When to Inform Your Board

Hypo:  you are CEO at a venture backed company and you receive a term sheet from a potential investor that has unacceptable terms.  Do you share the term sheet with your board or do you try to negotiate it first and then disclose?  Not always an easy decision.

This is just one hypo out of many that address the same question, namely, when, as CEO, should you share a given piece of information with your board of directors (and let’s assume your company is venture backed and you have VCs and independent directors on your board)?

Let’s set the basics on two issues.  First, board members owe fiduciary duties to shareholders (and critically to common shareholders).  In order to exercise those duties (in particular the duty of care and duty of loyalty), board members must be fully informed.  For example, if the company is moving down a path with one party (for example, a strategic partnership) and then another alternative presents itself (a competing strategic option), the board will need to understand both alternatives in order to properly make decisions.
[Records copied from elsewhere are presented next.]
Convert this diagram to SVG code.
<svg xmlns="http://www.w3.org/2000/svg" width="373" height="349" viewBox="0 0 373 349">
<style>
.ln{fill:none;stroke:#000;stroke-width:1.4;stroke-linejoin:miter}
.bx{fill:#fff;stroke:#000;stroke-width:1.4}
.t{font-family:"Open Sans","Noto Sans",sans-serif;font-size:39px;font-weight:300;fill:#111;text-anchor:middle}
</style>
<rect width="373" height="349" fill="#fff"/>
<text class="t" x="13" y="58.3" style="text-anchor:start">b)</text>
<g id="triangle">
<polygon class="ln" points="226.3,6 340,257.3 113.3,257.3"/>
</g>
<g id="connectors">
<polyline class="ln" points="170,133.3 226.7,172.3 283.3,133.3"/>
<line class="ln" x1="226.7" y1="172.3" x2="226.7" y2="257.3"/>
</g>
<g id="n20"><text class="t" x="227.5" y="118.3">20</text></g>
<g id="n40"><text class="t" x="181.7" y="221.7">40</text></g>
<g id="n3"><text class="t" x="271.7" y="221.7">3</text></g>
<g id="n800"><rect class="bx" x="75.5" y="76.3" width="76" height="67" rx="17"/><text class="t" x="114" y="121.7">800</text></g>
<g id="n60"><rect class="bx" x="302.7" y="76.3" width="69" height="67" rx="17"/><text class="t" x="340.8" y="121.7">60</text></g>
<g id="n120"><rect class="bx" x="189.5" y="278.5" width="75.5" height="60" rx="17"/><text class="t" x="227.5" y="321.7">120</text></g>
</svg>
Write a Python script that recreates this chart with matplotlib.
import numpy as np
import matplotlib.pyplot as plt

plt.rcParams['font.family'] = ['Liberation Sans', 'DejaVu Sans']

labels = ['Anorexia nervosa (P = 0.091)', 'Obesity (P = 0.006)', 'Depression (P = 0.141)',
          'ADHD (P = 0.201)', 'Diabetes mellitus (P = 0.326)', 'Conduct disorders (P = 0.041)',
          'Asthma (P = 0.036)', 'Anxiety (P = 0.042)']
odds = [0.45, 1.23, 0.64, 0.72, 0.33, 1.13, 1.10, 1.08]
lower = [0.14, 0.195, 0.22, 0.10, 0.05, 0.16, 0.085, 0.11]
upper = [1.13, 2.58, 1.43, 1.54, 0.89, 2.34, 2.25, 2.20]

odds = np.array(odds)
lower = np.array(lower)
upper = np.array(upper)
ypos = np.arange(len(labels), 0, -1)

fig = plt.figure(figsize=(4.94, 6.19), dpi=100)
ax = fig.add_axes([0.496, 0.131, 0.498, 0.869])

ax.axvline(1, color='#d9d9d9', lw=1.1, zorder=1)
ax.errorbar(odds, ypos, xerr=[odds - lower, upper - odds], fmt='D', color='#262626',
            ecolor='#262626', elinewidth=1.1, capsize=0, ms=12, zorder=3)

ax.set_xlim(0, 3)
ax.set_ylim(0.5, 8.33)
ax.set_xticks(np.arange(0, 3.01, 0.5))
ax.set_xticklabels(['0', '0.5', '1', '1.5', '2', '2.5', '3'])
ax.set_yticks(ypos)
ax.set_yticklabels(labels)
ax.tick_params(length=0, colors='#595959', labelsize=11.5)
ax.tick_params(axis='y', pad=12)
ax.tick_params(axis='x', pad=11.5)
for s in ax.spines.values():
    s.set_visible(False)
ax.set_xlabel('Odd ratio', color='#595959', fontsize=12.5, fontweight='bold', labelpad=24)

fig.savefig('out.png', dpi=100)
Second, the board is the ultimate decision maker at company on strategic issues and non “day to day” issues.  The board hires and fires the CEO.  The board hires and fires other officers (think VPs) after recommendations from the CEO.  The board approves financing and sale terms.  The board approves approves “important” agreements with third parties.  The board approves overall strategy and spending to execute.   The board approves “significant” deviations from budget.  These are just some examples.

But, what is “important” and what is “significant”?  In other words, what should the CEO necessarily present to the board members?  Unfortunately there is no bright line test, and answer falls into the same category as the infamous US Supreme Court text about pornography – “you know it when you see it”.  That is not always helpful to a CEO because different directors have different senses of sight.  And different CEOs will have different views of appropriate level of board member engagement.  Some will engage often on most issues and some will inform later on most issues.  And some will be in between.
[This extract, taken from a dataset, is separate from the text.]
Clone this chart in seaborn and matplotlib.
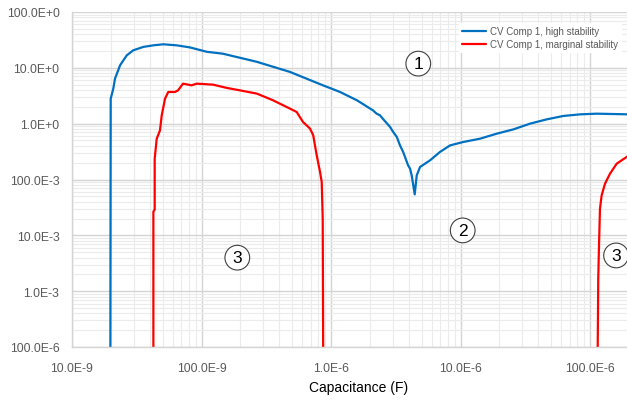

If I were a CEO of a venture backed company, here is a disclosure test that I would try:  if i were a board member (and not CEO) would I like to know the given information from the CEO?   Just put yourself in the non-CEO board members’ shoes.  Keep in mind that disclosure can be painful for the CEO because disclosure will lead to questions and answering questions can be a time sink.  Yet this can be curtailed by qualifying the disclosure.  For example “here is a competing term sheet with some unacceptable terms as follows [X, Y and Z].  I am going to try to negotiate and see where it gets us.  It would be more productive to discuss after that happens, but if you have any input in the meantime, feel free to give it”.  Here the CEO has basically told the directors to stand down, but has also fully informed them.  To me that is a win-win.  This is important as I have seen situations where directors have wet noodled a CEO for not disclosing early enough.  The disclosure essentially protects the CEO from criticism and allows the directors to do their job.

So, not surprisingly as I am a board member for many companies, I think that disclosing early and often is safer and the more prudent course.  People will differ for sure on this point, but over communication to your board is rarely a bad idea.

This topic is complex, and I bet there will be more disclosure on it.